• _Dataset excerpt_
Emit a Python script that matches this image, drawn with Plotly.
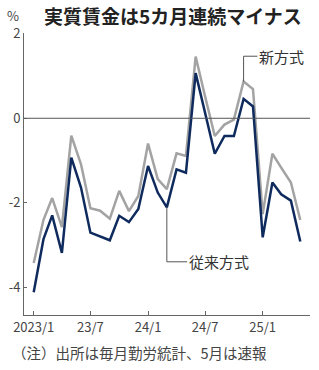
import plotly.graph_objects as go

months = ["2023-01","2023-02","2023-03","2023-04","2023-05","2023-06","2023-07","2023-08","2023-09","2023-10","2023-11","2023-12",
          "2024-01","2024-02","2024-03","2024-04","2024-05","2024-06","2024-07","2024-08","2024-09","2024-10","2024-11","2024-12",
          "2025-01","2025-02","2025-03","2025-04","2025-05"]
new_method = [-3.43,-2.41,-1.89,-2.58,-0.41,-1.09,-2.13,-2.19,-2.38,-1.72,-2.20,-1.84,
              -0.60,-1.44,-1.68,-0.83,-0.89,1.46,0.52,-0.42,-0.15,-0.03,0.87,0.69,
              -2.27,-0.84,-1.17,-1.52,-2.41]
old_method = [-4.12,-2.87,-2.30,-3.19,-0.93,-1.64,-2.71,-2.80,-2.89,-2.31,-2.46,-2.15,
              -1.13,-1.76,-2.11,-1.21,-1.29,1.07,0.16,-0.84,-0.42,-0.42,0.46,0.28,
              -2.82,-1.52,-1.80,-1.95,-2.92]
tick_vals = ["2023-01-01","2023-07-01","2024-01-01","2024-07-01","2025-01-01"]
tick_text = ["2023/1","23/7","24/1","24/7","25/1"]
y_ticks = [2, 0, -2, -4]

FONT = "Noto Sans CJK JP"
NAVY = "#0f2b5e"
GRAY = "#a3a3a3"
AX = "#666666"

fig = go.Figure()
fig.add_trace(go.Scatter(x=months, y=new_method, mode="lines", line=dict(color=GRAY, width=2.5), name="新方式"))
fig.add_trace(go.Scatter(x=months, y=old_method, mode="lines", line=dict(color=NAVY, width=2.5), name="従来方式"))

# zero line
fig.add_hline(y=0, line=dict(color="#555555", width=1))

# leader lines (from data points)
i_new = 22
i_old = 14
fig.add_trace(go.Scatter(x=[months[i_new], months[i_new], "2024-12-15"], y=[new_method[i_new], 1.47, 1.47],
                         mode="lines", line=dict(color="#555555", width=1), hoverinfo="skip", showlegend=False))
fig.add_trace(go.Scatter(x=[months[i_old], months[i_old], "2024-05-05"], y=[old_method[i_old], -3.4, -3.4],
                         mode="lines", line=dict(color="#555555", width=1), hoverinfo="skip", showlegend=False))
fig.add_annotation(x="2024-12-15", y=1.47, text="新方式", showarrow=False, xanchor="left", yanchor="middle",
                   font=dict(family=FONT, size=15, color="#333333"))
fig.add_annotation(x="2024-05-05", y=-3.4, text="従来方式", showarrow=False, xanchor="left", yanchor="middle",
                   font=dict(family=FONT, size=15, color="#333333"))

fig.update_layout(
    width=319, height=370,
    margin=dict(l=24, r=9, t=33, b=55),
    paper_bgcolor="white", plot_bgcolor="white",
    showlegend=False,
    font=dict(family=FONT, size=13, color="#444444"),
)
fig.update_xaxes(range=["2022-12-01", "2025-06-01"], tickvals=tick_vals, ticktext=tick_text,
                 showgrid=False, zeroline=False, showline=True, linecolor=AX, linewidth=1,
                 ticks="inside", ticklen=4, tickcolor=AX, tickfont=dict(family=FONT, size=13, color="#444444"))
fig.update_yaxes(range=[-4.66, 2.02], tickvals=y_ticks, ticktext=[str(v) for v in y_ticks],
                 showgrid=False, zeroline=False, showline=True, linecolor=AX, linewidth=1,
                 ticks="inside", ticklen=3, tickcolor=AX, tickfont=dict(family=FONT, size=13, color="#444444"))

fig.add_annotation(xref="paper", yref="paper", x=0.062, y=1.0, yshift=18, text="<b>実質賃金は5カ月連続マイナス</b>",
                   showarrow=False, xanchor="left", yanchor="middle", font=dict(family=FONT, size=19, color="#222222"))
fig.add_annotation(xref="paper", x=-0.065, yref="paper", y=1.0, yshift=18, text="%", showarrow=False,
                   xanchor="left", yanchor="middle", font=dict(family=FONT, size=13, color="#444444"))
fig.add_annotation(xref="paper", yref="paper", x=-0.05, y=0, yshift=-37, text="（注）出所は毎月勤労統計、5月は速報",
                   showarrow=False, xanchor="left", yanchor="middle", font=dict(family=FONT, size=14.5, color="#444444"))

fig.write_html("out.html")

• _What is expected_
The material above must be printed exactly, with its pictures left out.

• _Solution to this problem_
Emit a Python script that matches this image, drawn with Plotly.
import plotly.graph_objects as go

months = ["2023-01","2023-02","2023-03","2023-04","2023-05","2023-06","2023-07","2023-08","2023-09","2023-10","2023-11","2023-12",
          "2024-01","2024-02","2024-03","2024-04","2024-05","2024-06","2024-07","2024-08","2024-09","2024-10","2024-11","2024-12",
          "2025-01","2025-02","2025-03","2025-04","2025-05"]
new_method = [-3.43,-2.41,-1.89,-2.58,-0.41,-1.09,-2.13,-2.19,-2.38,-1.72,-2.20,-1.84,
              -0.60,-1.44,-1.68,-0.83,-0.89,1.46,0.52,-0.42,-0.15,-0.03,0.87,0.69,
              -2.27,-0.84,-1.17,-1.52,-2.41]
old_method = [-4.12,-2.87,-2.30,-3.19,-0.93,-1.64,-2.71,-2.80,-2.89,-2.31,-2.46,-2.15,
              -1.13,-1.76,-2.11,-1.21,-1.29,1.07,0.16,-0.84,-0.42,-0.42,0.46,0.28,
              -2.82,-1.52,-1.80,-1.95,-2.92]
tick_vals = ["2023-01-01","2023-07-01","2024-01-01","2024-07-01","2025-01-01"]
tick_text = ["2023/1","23/7","24/1","24/7","25/1"]
y_ticks = [2, 0, -2, -4]

FONT = "Noto Sans CJK JP"
NAVY = "#0f2b5e"
GRAY = "#a3a3a3"
AX = "#666666"

fig = go.Figure()
fig.add_trace(go.Scatter(x=months, y=new_method, mode="lines", line=dict(color=GRAY, width=2.5), name="新方式"))
fig.add_trace(go.Scatter(x=months, y=old_method, mode="lines", line=dict(color=NAVY, width=2.5), name="従来方式"))

# zero line
fig.add_hline(y=0, line=dict(color="#555555", width=1))

# leader lines (from data points)
i_new = 22
i_old = 14
fig.add_trace(go.Scatter(x=[months[i_new], months[i_new], "2024-12-15"], y=[new_method[i_new], 1.47, 1.47],
                         mode="lines", line=dict(color="#555555", width=1), hoverinfo="skip", showlegend=False))
fig.add_trace(go.Scatter(x=[months[i_old], months[i_old], "2024-05-05"], y=[old_method[i_old], -3.4, -3.4],
                         mode="lines", line=dict(color="#555555", width=1), hoverinfo="skip", showlegend=False))
fig.add_annotation(x="2024-12-15", y=1.47, text="新方式", showarrow=False, xanchor="left", yanchor="middle",
                   font=dict(family=FONT, size=15, color="#333333"))
fig.add_annotation(x="2024-05-05", y=-3.4, text="従来方式", showarrow=False, xanchor="left", yanchor="middle",
                   font=dict(family=FONT, size=15, color="#333333"))

fig.update_layout(
    width=319, height=370,
    margin=dict(l=24, r=9, t=33, b=55),
    paper_bgcolor="white", plot_bgcolor="white",
    showlegend=False,
    font=dict(family=FONT, size=13, color="#444444"),
)
fig.update_xaxes(range=["2022-12-01", "2025-06-01"], tickvals=tick_vals, ticktext=tick_text,
                 showgrid=False, zeroline=False, showline=True, linecolor=AX, linewidth=1,
                 ticks="inside", ticklen=4, tickcolor=AX, tickfont=dict(family=FONT, size=13, color="#444444"))
fig.update_yaxes(range=[-4.66, 2.02], tickvals=y_ticks, ticktext=[str(v) for v in y_ticks],
                 showgrid=False, zeroline=False, showline=True, linecolor=AX, linewidth=1,
                 ticks="inside", ticklen=3, tickcolor=AX, tickfont=dict(family=FONT, size=13, color="#444444"))

fig.add_annotation(xref="paper", yref="paper", x=0.062, y=1.0, yshift=18, text="<b>実質賃金は5カ月連続マイナス</b>",
                   showarrow=False, xanchor="left", yanchor="middle", font=dict(family=FONT, size=19, color="#222222"))
fig.add_annotation(xref="paper", x=-0.065, yref="paper", y=1.0, yshift=18, text="%", showarrow=False,
                   xanchor="left", yanchor="middle", font=dict(family=FONT, size=13, color="#444444"))
fig.add_annotation(xref="paper", yref="paper", x=-0.05, y=0, yshift=-37, text="（注）出所は毎月勤労統計、5月は速報",
                   showarrow=False, xanchor="left", yanchor="middle", font=dict(family=FONT, size=14.5, color="#444444"))

fig.write_html("out.html")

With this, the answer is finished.